■ **TASK GOAL**: Check every line below for the word "script" and copy each one that has it.

-- start --

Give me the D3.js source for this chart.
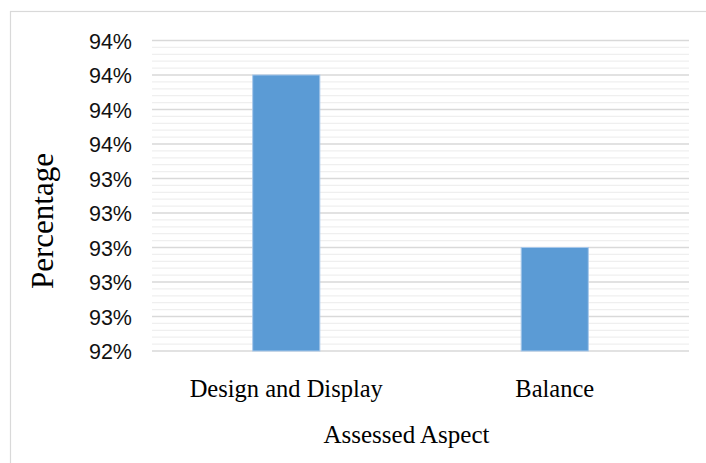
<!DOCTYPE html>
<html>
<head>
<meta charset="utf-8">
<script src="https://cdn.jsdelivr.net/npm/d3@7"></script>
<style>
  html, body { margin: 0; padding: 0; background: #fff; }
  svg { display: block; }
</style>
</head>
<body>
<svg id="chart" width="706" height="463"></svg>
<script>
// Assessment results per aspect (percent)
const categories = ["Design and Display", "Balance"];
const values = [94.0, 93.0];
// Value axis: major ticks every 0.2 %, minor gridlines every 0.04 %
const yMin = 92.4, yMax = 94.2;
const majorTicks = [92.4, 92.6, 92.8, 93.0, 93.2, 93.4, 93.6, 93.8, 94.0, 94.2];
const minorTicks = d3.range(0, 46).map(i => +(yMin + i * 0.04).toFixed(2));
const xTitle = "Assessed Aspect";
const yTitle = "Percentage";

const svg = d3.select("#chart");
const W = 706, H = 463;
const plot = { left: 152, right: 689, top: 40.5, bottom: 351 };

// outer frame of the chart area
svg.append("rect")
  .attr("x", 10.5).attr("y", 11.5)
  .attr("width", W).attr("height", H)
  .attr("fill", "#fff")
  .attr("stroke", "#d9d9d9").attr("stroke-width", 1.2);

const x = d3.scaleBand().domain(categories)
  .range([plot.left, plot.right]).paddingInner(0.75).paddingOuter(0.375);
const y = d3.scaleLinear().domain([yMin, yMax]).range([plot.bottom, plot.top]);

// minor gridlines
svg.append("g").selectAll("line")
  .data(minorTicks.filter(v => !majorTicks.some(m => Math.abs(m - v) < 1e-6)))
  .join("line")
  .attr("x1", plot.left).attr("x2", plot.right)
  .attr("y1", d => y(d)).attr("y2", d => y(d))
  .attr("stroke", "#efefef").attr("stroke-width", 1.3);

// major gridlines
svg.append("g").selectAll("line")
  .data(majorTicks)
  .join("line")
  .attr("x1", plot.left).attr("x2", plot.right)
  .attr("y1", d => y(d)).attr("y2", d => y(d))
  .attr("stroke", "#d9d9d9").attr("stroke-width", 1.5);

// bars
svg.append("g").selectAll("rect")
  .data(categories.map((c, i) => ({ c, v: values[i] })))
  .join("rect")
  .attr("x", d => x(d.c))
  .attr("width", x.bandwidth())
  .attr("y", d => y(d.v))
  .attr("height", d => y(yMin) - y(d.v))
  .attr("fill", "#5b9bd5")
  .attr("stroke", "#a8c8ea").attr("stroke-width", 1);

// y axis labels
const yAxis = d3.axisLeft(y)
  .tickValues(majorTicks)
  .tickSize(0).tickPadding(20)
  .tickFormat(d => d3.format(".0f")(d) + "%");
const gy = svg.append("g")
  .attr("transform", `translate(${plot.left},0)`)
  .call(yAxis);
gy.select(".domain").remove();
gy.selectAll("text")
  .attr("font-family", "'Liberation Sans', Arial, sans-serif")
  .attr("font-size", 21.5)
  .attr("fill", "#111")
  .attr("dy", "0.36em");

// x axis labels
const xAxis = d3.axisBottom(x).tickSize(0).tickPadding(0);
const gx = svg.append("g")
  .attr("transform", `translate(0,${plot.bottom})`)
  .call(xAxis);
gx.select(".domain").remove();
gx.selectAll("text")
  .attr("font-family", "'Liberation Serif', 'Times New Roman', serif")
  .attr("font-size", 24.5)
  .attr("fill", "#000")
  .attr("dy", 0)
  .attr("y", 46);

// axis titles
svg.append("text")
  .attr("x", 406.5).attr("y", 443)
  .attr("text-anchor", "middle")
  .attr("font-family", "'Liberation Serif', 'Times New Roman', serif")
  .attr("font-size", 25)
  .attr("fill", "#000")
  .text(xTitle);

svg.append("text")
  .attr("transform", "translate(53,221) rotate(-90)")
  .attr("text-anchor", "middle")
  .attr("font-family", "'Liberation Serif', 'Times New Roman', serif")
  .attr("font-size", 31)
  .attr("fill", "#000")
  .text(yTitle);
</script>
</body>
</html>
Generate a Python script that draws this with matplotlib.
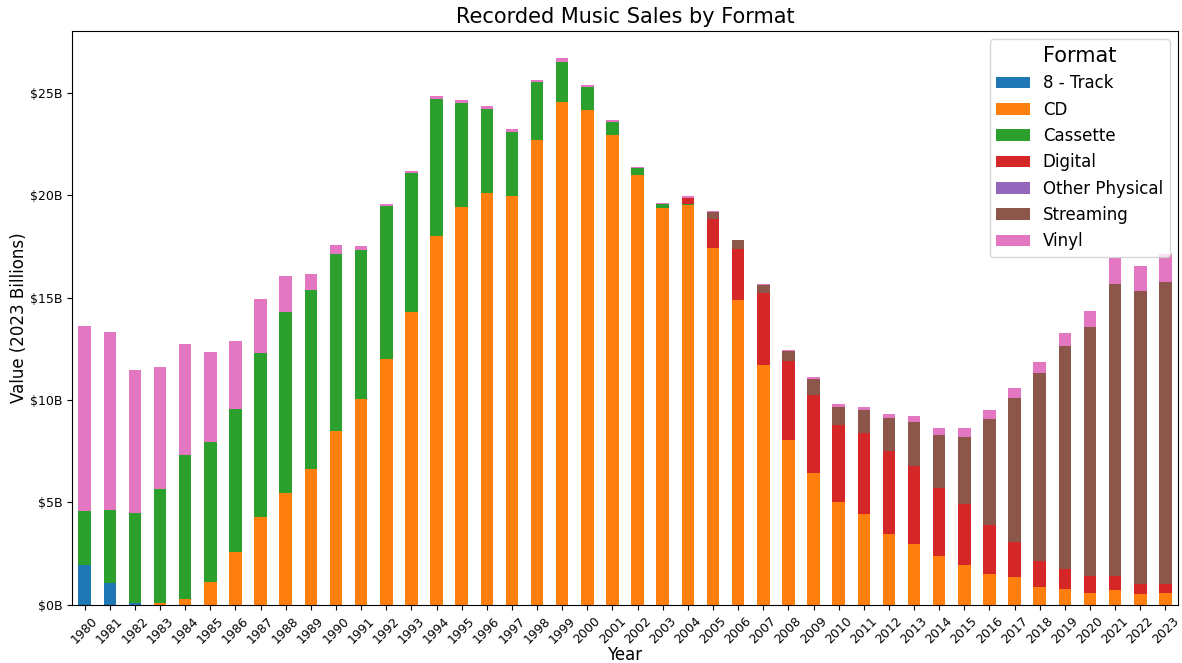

-- end --

■ **WRITTEN ANSWER**:
<script src="https://cdn.jsdelivr.net/npm/d3@7"></script>
<script>
</script>
Generate a Python script that draws this with matplotlib.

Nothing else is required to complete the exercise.